No one wants to be a hero. (Blake Patterson/Flickr)

Other changes in the economy helped along the shift. The companies of old with big corporate labs were often highly diversified — like GE or DuPont — and sold a wide variety of products. It made some sense for these companies to invest broadly in basic science that could have all sorts of unforeseen applications. "In the glory days of DuPont," Arora says, "if you did high-pressure chemistry, that might be useful for fertilizers, or it might be useful for nylon."

But US companies have become more specialized and narrower in scope since the 1980s, the NBER authors observe. And as that happens, it becomes less economically rational to invest in basic research that might mostly benefit others. Firms that are narrower in scope, the authors find, tend to publish less in scientific journals.

The authors also suggest that globalization may be playing a role: companies in sectors with a higher percentage of Chinese imports have seen the biggest drop in investment in basic research. Possibly competition from China reduces the amount of money a company can devote to science. (It was easier for companies with less external competition, like AT&T or IBM in the 1950s and 1960s, to pour money into basic research that may or may not pay off.)

Can other sources of research pick up the slack?

So how big a problem is this? That's the big question. The optimistic case is that much of that old corporate research was inefficient, and it's actually a good thing that firms are focusing more heavily on commercializing products while leaving the basic research to universities and government funding.

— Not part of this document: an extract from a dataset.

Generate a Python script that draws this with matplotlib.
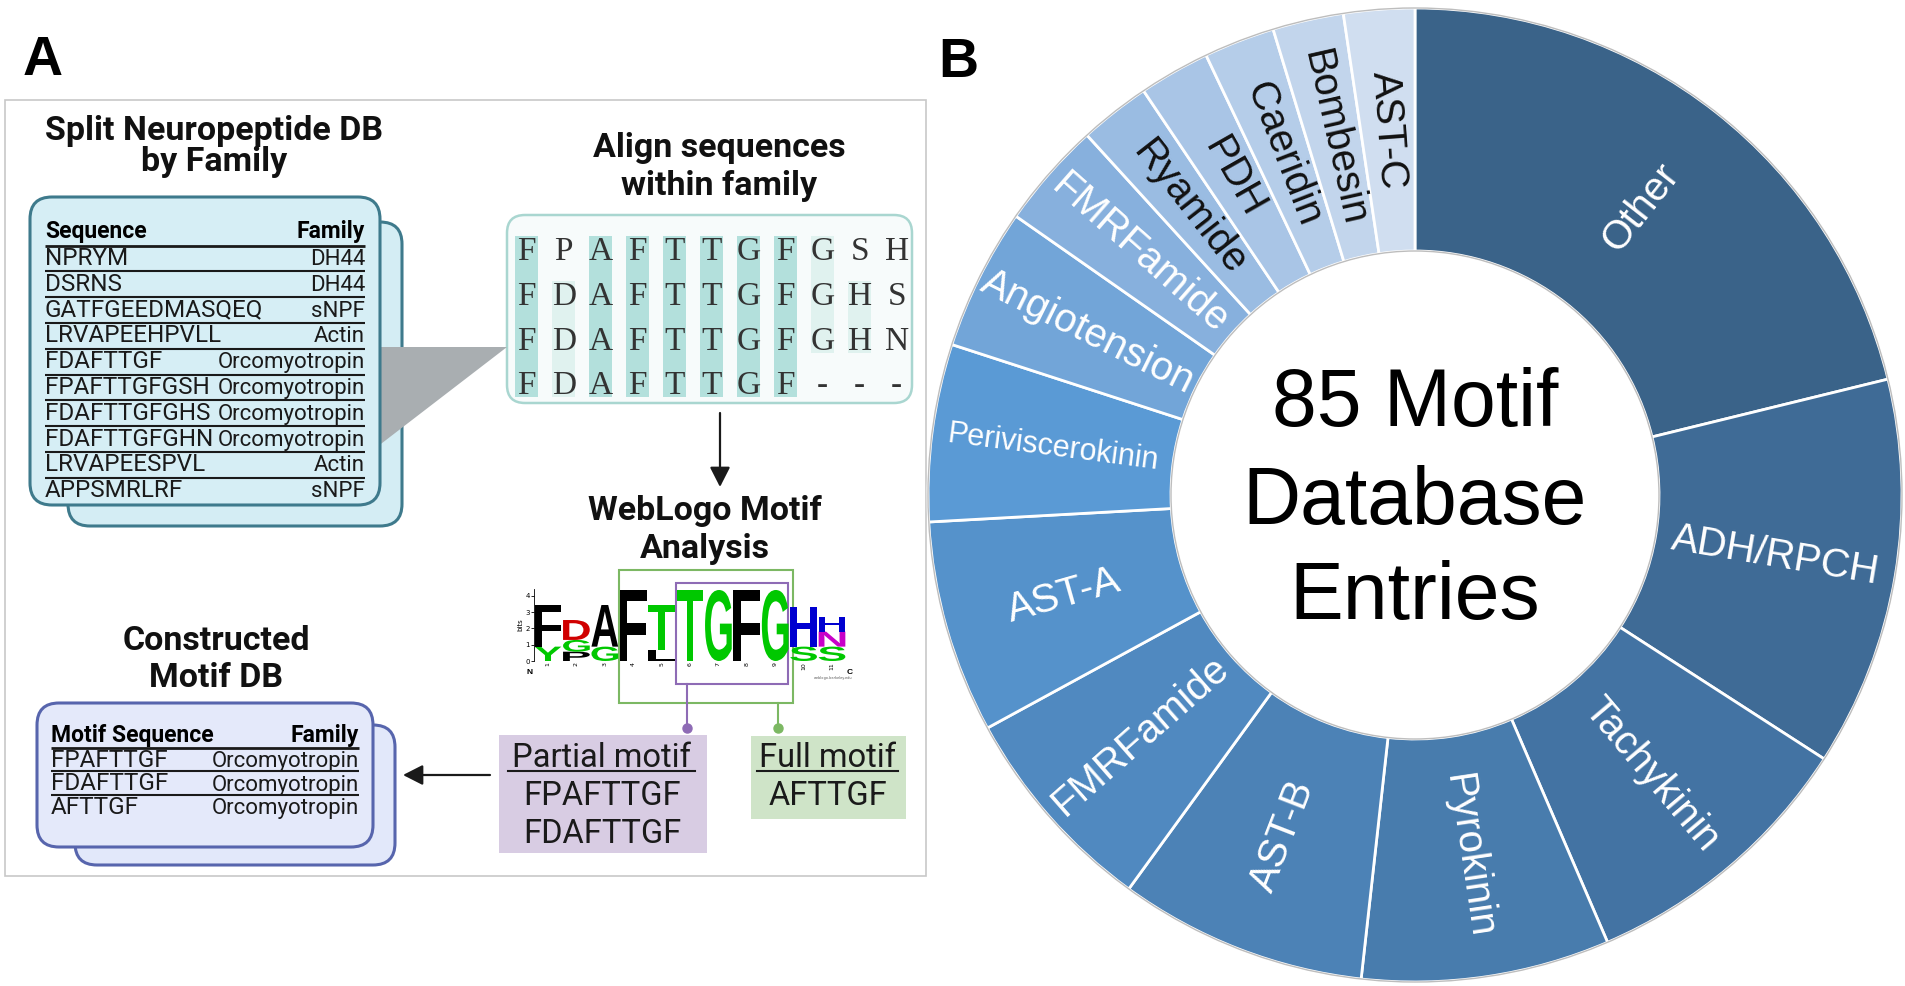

The pessimistic take is that all that corporate-funded research in the 20th century was hugely beneficial, and it will be missed. Here's how the authors put it: "Established companies can no longer emulate firms such as DuPont, AT&T, or Merck, whose investments in research in the past have significantly advanced the frontiers of human knowledge. Unless public funding can make up the deficit, technical progress will slacken and eventually reduce productivity growth."

If this pessimistic story is right, that could be a problem. Because another big source of money for scientific research in the United States — the federal government — is also stagnating. Federal funding for basic and applied research grew in the 1980s and 1990s, but that growth has stopped, and it's set to decline in the years ahead due to budget caps:

The charts show basic and applied research by agency. (AAAS)

If these trends hold up, then both federal and industry research appear to be on pace to decline over time. That would leave states, universities, and research foundations (the "other" in the chart below) to pick up the slack:

(AAAS)

I've written before about the coming decline in federal spending on R&D — it's set to stagnate in the years ahead thanks to budget caps imposed by Congress. When combined with the decline in corporate-funded science, it points to a potential stagnation in US basic research.

Some of the experts I talked to for that earlier piece offered a few different ways to look at this. The sanguine view is that other countries, like China and South Korea, are now tossing more of their own money at scientific research — in effect, supplementing the US. And that will have positive spillover effects. If China invents a cure for cancer, we all benefit.

Others worry, however, that the US economy could suffer if a greater share of research is happening elsewhere. A 2012 report by the National Science Foundation, for instance, found that US firms were now shifting much of their R&D work overseas. And the United States has recently developed a trade deficit in high-technology goods, after surpluses during the 1990s.

Many lawmakers seem to take the more alarmed view. President Obama in particular has insisted that the United States can't fall behind on R&D: "We've got to make sure that we've got the best science and research in the world," he's said. Yet getting R&D funding back to where it was at the height of the space race — as Obama has suggested — would take a big shift in policy.

Further reading: The coming R&D crash

Update: I've updated the charts in the last section. The first now shows AAAS's estimate of federal basic and applied research in absolute dollar amounts. The second shows NSF's estimate of research from various sources as a portion of the economy.